## OBJECTIVE
Reproduce every line of the listing as written, apart from the pictures.

========================================

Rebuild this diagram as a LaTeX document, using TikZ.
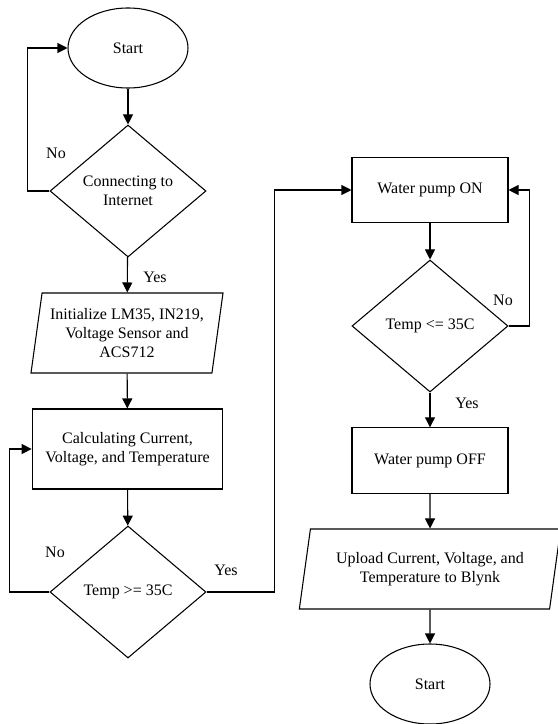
\documentclass[tikz,border=0pt]{standalone}
\usepackage{fontspec}
\setmainfont{Liberation Serif}
\usepackage{tikz}
\usetikzlibrary{shapes.geometric, arrows.meta}
\tikzset{
	startstop/.style={ellipse, minimum width=90pt, minimum height=60pt, text centered, align=center, draw=black, inner sep=1pt},
	process/.style  ={rectangle, minimum width=117pt, minimum height=49pt, text centered, align=center, draw=black},
	io/.style       ={trapezium, trapezium left angle=78, trapezium right angle=102, trapezium stretches body, minimum width=144pt, minimum height=60pt, text centered, align=center, draw=black, inner sep=1pt},
	decision/.style ={diamond, aspect=1.18, minimum width=117pt, minimum height=99pt, text centered, align=center, draw=black, inner sep=0pt},
	flowarrow/.style={-{Triangle[length=7.5pt, width=7.5pt]}},
	lbl/.style      ={inner sep=0pt},
}
\begin{document}
\begin{tikzpicture}[x=0.75pt, y=-0.75pt, font=\fontsize{12}{14.3}\selectfont, line width=0.8pt]
	\useasboundingbox (0,0) rectangle (557,724);
	% left column
	\node[startstop] (start) at (128,48) {Start};
	\node[decision] (conn) at (128,191) {Connecting to\\Internet};
	\node[io] (init) at (127,333) {Initialize LM35, IN219,\\Voltage Sensor and\\ACS712};
	\node[process, minimum width=143pt, minimum height=60pt] (calc) at (127.5,449) {Calculating Current,\\Voltage, and Temperature};
	\node[decision] (tmpHigh) at (128,592) {Temp >= 35C};
	% right column
	\node[process] (pumpOn) at (430,190) {Water pump ON};
	\node[decision] (tmpLow) at (430,326) {Temp <= 35C};
	\node[process] (pumpOff) at (430,460.5) {Water pump OFF};
	\node[io, trapezium left angle=73, trapezium right angle=107, minimum width=196pt] (upload) at (430,569) {Upload Current, Voltage, and\\Temperature to Blynk};
	\node[startstop] (stop) at (430,684) {Start};
	% connectors
	\draw[flowarrow] (start) -- (conn);
	\draw[flowarrow] (conn.west) -- ++(-22,0) |- (start.west);
	\draw[flowarrow] (conn) -- (init);
	\draw[flowarrow] (init) -- (calc);
	\draw[flowarrow] (calc) -- (tmpHigh);
	\draw[flowarrow] (tmpHigh.west) -- ++(-40,0) |- (calc.west);
	\draw[flowarrow] (tmpHigh.east) -- ++(68,0) |- (pumpOn.west);
	\draw[flowarrow] (pumpOn) -- (tmpLow);
	\draw[flowarrow] (tmpLow.east) -- ++(21,0) |- (pumpOn.east);
	\draw[flowarrow] (tmpLow) -- (pumpOff);
	\draw[flowarrow] (pumpOff) -- (upload);
	\draw[flowarrow] (upload) -- (stop);
	% labels
	\node[lbl] (noConn) at (56,153) {No};
	\node[lbl] (yesConn) at (155,277) {Yes};
	\node[lbl] (noHigh) at (55,552) {No};
	\node[lbl] (yesHigh) at (226,570) {Yes};
	\node[lbl] (noLow) at (503,300) {No};
	\node[lbl] (yesLow) at (467,403) {Yes};
\end{tikzpicture}
\end{document}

========================================

## WRITTEN ANSWER
Rebuild this diagram as a LaTeX document, using TikZ.
\documentclass[tikz,border=0pt]{standalone}
\usepackage{fontspec}
\setmainfont{Liberation Serif}
\usepackage{tikz}
\usetikzlibrary{shapes.geometric, arrows.meta}
\tikzset{
	startstop/.style={ellipse, minimum width=90pt, minimum height=60pt, text centered, align=center, draw=black, inner sep=1pt},
	process/.style  ={rectangle, minimum width=117pt, minimum height=49pt, text centered, align=center, draw=black},
	io/.style       ={trapezium, trapezium left angle=78, trapezium right angle=102, trapezium stretches body, minimum width=144pt, minimum height=60pt, text centered, align=center, draw=black, inner sep=1pt},
	decision/.style ={diamond, aspect=1.18, minimum width=117pt, minimum height=99pt, text centered, align=center, draw=black, inner sep=0pt},
	flowarrow/.style={-{Triangle[length=7.5pt, width=7.5pt]}},
	lbl/.style      ={inner sep=0pt},
}
\begin{document}
\begin{tikzpicture}[x=0.75pt, y=-0.75pt, font=\fontsize{12}{14.3}\selectfont, line width=0.8pt]
	\useasboundingbox (0,0) rectangle (557,724);
	% left column
	\node[startstop] (start) at (128,48) {Start};
	\node[decision] (conn) at (128,191) {Connecting to\\Internet};
	\node[io] (init) at (127,333) {Initialize LM35, IN219,\\Voltage Sensor and\\ACS712};
	\node[process, minimum width=143pt, minimum height=60pt] (calc) at (127.5,449) {Calculating Current,\\Voltage, and Temperature};
	\node[decision] (tmpHigh) at (128,592) {Temp >= 35C};
	% right column
	\node[process] (pumpOn) at (430,190) {Water pump ON};
	\node[decision] (tmpLow) at (430,326) {Temp <= 35C};
	\node[process] (pumpOff) at (430,460.5) {Water pump OFF};
	\node[io, trapezium left angle=73, trapezium right angle=107, minimum width=196pt] (upload) at (430,569) {Upload Current, Voltage, and\\Temperature to Blynk};
	\node[startstop] (stop) at (430,684) {Start};
	% connectors
	\draw[flowarrow] (start) -- (conn);
	\draw[flowarrow] (conn.west) -- ++(-22,0) |- (start.west);
	\draw[flowarrow] (conn) -- (init);
	\draw[flowarrow] (init) -- (calc);
	\draw[flowarrow] (calc) -- (tmpHigh);
	\draw[flowarrow] (tmpHigh.west) -- ++(-40,0) |- (calc.west);
	\draw[flowarrow] (tmpHigh.east) -- ++(68,0) |- (pumpOn.west);
	\draw[flowarrow] (pumpOn) -- (tmpLow);
	\draw[flowarrow] (tmpLow.east) -- ++(21,0) |- (pumpOn.east);
	\draw[flowarrow] (tmpLow) -- (pumpOff);
	\draw[flowarrow] (pumpOff) -- (upload);
	\draw[flowarrow] (upload) -- (stop);
	% labels
	\node[lbl] (noConn) at (56,153) {No};
	\node[lbl] (yesConn) at (155,277) {Yes};
	\node[lbl] (noHigh) at (55,552) {No};
	\node[lbl] (yesHigh) at (226,570) {Yes};
	\node[lbl] (noLow) at (503,300) {No};
	\node[lbl] (yesLow) at (467,403) {Yes};
\end{tikzpicture}
\end{document}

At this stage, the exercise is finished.